THE EXERCISE
Go through the data below. Pull out every line that has the word "chart".

——

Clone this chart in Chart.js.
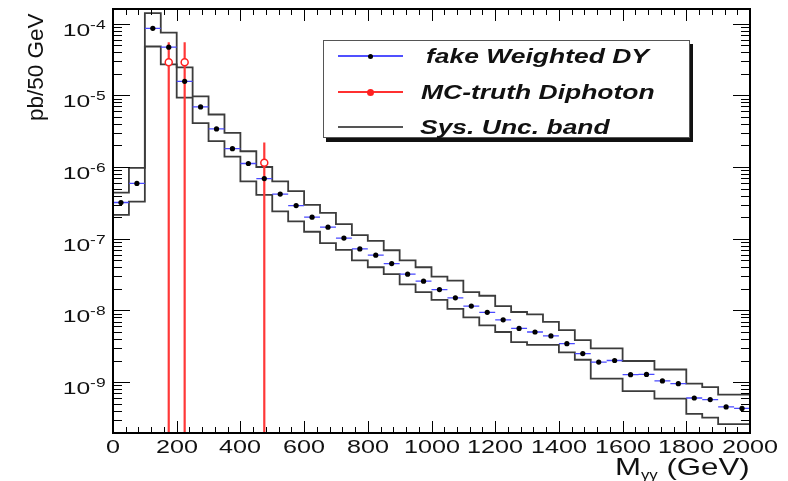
<!DOCTYPE html>
<html>
<head>
<meta charset="utf-8">
<script src="https://cdn.jsdelivr.net/npm/chart.js@4.4.1/dist/chart.umd.min.js"></script>
<style>
  html, body { margin: 0; padding: 0; background: #fff; }
  #wrap { position: relative; width: 788px; height: 481px; overflow: hidden; }
  #c { position: absolute; left: 0; top: 0; }
  .lbl { position: absolute; font-family: "Liberation Sans", Arial, Helvetica, sans-serif; color: #111; white-space: nowrap; line-height: 1; }
  .leg { font-weight: bold; font-style: italic; font-size: 21px; transform-origin: 0 0; transform: scaleX(1.26); }
</style>
</head>
<body>
<div id="wrap"><canvas id="c" width="788" height="481"></canvas></div>
<script>
// 50 GeV bins, centre of each bin (GeV)
var binCenters = [25, 75, 125, 175, 225, 275, 325, 375, 425, 475,
                  525, 575, 625, 675, 725, 775, 825, 875, 925, 975,
                  1025, 1075, 1125, 1175, 1225, 1275, 1325, 1375, 1425, 1475,
                  1525, 1575, 1625, 1675, 1725, 1775, 1825, 1875, 1925, 1975];
var binWidth = 50;

// fake Weighted DY (pb/50 GeV)
var fakeDY = [3.2e-7, 5.9e-7, 8.6e-5, 4.7e-5, 1.57e-5, 6.9e-6, 3.4e-6, 1.8e-6, 1.12e-6, 6.9e-7,
              4.2e-7, 2.9e-7, 2.0e-7, 1.45e-7, 1.02e-7, 7.2e-8, 5.9e-8, 4.5e-8, 3.2e-8, 2.56e-8,
              1.95e-8, 1.5e-8, 1.15e-8, 9.4e-9, 7.4e-9, 5.6e-9, 5.0e-9, 4.4e-9, 3.44e-9, 2.5e-9,
              1.9e-9, 2.0e-9, 1.27e-9, 1.28e-9, 1.04e-9, 9.5e-10, 6.0e-10, 5.7e-10, 4.5e-10, 4.3e-10];

// Sys. Unc. band, upper and lower edges
var bandUp = [4.4e-7, 9.7e-7, 1.4e-4, 7.5e-5, 2.45e-5, 9.7e-6, 5.4e-6, 3.0e-6, 1.66e-6, 1.0e-6,
              6.3e-7, 4.6e-7, 2.96e-7, 2.3e-7, 1.6e-7, 1.12e-7, 9.3e-8, 6.9e-8, 5.0e-8, 4.0e-8,
              2.95e-8, 2.6e-8, 1.8e-8, 1.6e-8, 1.15e-8, 9.5e-9, 8.8e-9, 6.9e-9, 5.3e-9, 3.85e-9,
              2.95e-9, 2.95e-9, 1.97e-9, 1.97e-9, 1.5e-9, 1.5e-9, 9.5e-10, 8.5e-10, 6.7e-10, 6.7e-10];
var bandDown = [2.15e-7, 3.3e-7, 4.8e-5, 2.7e-5, 9.3e-6, 4.1e-6, 2.3e-6, 1.4e-6, 6.3e-7, 4.1e-7,
                2.4e-7, 1.74e-7, 1.25e-7, 8.7e-8, 7.0e-8, 5.0e-8, 4.0e-8, 3.2e-8, 2.3e-8, 1.8e-8,
                1.4e-8, 1.05e-8, 8.0e-9, 6.2e-9, 5.0e-9, 3.6e-9, 3.3e-9, 3.3e-9, 2.6e-9, 2.05e-9,
                1.12e-9, 1.12e-9, 7.5e-10, 7.5e-10, 5.9e-10, 5.9e-10, 3.6e-10, 3.2e-10, 2.6e-10, 2.6e-10];

// MC-truth Diphoton
var diphotonMass = [175, 225, 475];
var diphotonVal = [2.9e-5, 2.9e-5, 1.15e-6];
var diphotonErrUp = [5.5e-5, 5.5e-5, 2.2e-6];

// axis ticks
var xTickLabels = [0, 200, 400, 600, 800, 1000, 1200, 1400, 1600, 1800, 2000];
var yDecades = [-4, -5, -6, -7, -8, -9];
var yMin = 1.95e-10, yMax = 1.6e-4;

// build plotting tables from the arrays
function stepLine(vals) {
  var pts = [];
  for (var i = 0; i < vals.length; i++) {
    pts.push({x: binCenters[i] - binWidth / 2, y: vals[i]});
    pts.push({x: binCenters[i] + binWidth / 2, y: vals[i]});
  }
  return pts;
}
var dyPoints = [], dyXerr = [];
for (var i = 0; i < fakeDY.length; i++) {
  dyPoints.push({x: binCenters[i], y: fakeDY[i]});
  dyXerr.push({x: binCenters[i] - binWidth / 2, y: fakeDY[i]});
  dyXerr.push({x: binCenters[i] + binWidth / 2, y: fakeDY[i]});
  dyXerr.push({x: binCenters[i] + binWidth / 2, y: null});
}
var diPoints = [], diErr = [];
for (var j = 0; j < diphotonMass.length; j++) {
  diPoints.push({x: diphotonMass[j], y: diphotonVal[j]});
  diErr.push({x: diphotonMass[j], y: diphotonErrUp[j]});
  diErr.push({x: diphotonMass[j], y: 1e-12});
  diErr.push({x: diphotonMass[j], y: null});
}

// frame and inside ticks, ROOT style
var frameTicks = {
  id: 'frameTicks',
  afterDraw: function(chart) {
    var ctx = chart.ctx, a = chart.chartArea, xs = chart.scales.x, ys = chart.scales.y;
    ctx.save();
    ctx.strokeStyle = '#000';
    ctx.lineWidth = 1;
    ctx.beginPath();
    for (var v = 0; v <= 2000; v += 40) {
      var px = Math.round(xs.getPixelForValue(v)) + 0.5;
      var len = (v % 200 === 0) ? 12 : 6;
      ctx.moveTo(px, a.bottom); ctx.lineTo(px, a.bottom - len);
      ctx.moveTo(px, a.top); ctx.lineTo(px, a.top + len);
    }
    for (var e = -10; e <= -4; e++) {
      for (var m = 1; m <= 9; m++) {
        var val = m * Math.pow(10, e);
        if (val < yMin || val > yMax) continue;
        var py = Math.round(ys.getPixelForValue(val)) + 0.5;
        var l = (m === 1) ? 17 : 9;
        ctx.moveTo(a.left, py); ctx.lineTo(a.left + l, py);
        ctx.moveTo(a.right, py); ctx.lineTo(a.right - l, py);
      }
    }
    ctx.stroke();
    ctx.lineWidth = 2;
    ctx.strokeRect(a.left, a.top, a.right - a.left, a.bottom - a.top);
    ctx.restore();
  }
};

var chart = new Chart(document.getElementById('c').getContext('2d'), {
  type: 'scatter',
  data: {
    datasets: [
      { label: 'fake Weighted DY', data: dyPoints, pointRadius: 2.6, pointBackgroundColor: '#000', pointBorderColor: '#000', pointBorderWidth: 0, showLine: false },
      { label: 'MC-truth Diphoton', data: diPoints, pointRadius: 3.5, pointBackgroundColor: '#fff', pointBorderColor: '#ff2020', pointBorderWidth: 1.5, showLine: false },
      { label: 'dy xerr', data: dyXerr, showLine: true, pointRadius: 0, borderColor: '#4a4aff', borderWidth: 1.3, spanGaps: false },
      { label: 'diphoton err', data: diErr, showLine: true, pointRadius: 0, borderColor: '#ff3838', borderWidth: 2.2, spanGaps: false },
      { label: 'band up', data: stepLine(bandUp), showLine: true, pointRadius: 0, borderColor: '#3c3c3c', borderWidth: 1.8 },
      { label: 'band down', data: stepLine(bandDown), showLine: true, pointRadius: 0, borderColor: '#3c3c3c', borderWidth: 1.8 }
    ]
  },
  options: {
    responsive: false,
    animation: false,
    events: [],
    layout: { padding: { left: 113, right: 38, top: 9, bottom: 48 } },
    plugins: { legend: { display: false }, tooltip: { enabled: false } },
    scales: {
      x: { type: 'linear', min: 0, max: 2000, display: false },
      y: { type: 'logarithmic', min: yMin, max: yMax, display: false }
    }
  },
  plugins: [frameTicks]
});

// text: tick labels, titles, legend
var wrap = document.getElementById('wrap');
function addDiv(cls, css, html) {
  var d = document.createElement('div');
  d.className = cls;
  d.style.cssText = css;
  d.innerHTML = html;
  wrap.appendChild(d);
  return d;
}
var xs = chart.scales.x, ys = chart.scales.y;
xTickLabels.forEach(function(v) {
  var px = xs.getPixelForValue(v);
  addDiv('lbl', 'left:' + px + 'px;top:438px;font-size:18.5px;transform:translateX(-50%) scaleX(1.36);', String(v));
});
yDecades.forEach(function(e) {
  var py = ys.getPixelForValue(Math.pow(10, e));
  addDiv('lbl', 'right:' + (788 - 106) + 'px;top:' + (py - 2) + 'px;font-size:17px;transform-origin:100% 0;transform:scaleX(1.45);',
    '10<span style="font-size:12px;position:relative;top:-7px;">-' + (-e) + '</span>');
});
addDiv('lbl', 'right:' + (788 - 750) + 'px;top:455px;font-size:24px;transform-origin:100% 0;transform:scaleX(1.3);',
  'M<span style="font-size:13px;position:relative;top:4px;">γγ</span> (GeV)');
addDiv('lbl', 'left:25px;top:121px;font-size:22.5px;transform-origin:0 0;transform:rotate(-90deg);', 'pb/50 GeV');

// legend box
addDiv('', 'position:absolute;left:323px;top:40px;width:365px;height:96px;border:1.5px solid #555;background:#fff;box-shadow:3px 4px 0 #111;', '');
var legRows = [
  {text: 'fake Weighted DY', y: 56, left: 426, line: '#5050ff', dot: '#000', r: 2.5},
  {text: 'MC-truth Diphoton', y: 92, left: 421, line: '#ff3030', dot: '#ff2020', r: 3.5},
  {text: 'Sys. Unc. band', y: 127, left: 420, line: '#555', dot: null, r: 0}
];
legRows.forEach(function(r) {
  addDiv('', 'position:absolute;left:338px;top:' + (r.y - 1) + 'px;width:65px;height:1.5px;background:' + r.line + ';', '');
  if (r.dot) {
    addDiv('', 'position:absolute;left:' + (370 - r.r) + 'px;top:' + (r.y - r.r) + 'px;width:' + (2 * r.r) + 'px;height:' + (2 * r.r) + 'px;border-radius:50%;background:' + r.dot + ';', '');
  }
  addDiv('lbl leg', 'left:' + r.left + 'px;top:' + (r.y - 11) + 'px;', r.text);
});
</script>
</body>
</html>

——

ANSWER BELOW
Clone this chart in Chart.js.
<script src="https://cdn.jsdelivr.net/npm/chart.js@4.4.1/dist/chart.umd.min.js"></script>
  afterDraw: function(chart) {
    var ctx = chart.ctx, a = chart.chartArea, xs = chart.scales.x, ys = chart.scales.y;
var chart = new Chart(document.getElementById('c').getContext('2d'), {
var xs = chart.scales.x, ys = chart.scales.y;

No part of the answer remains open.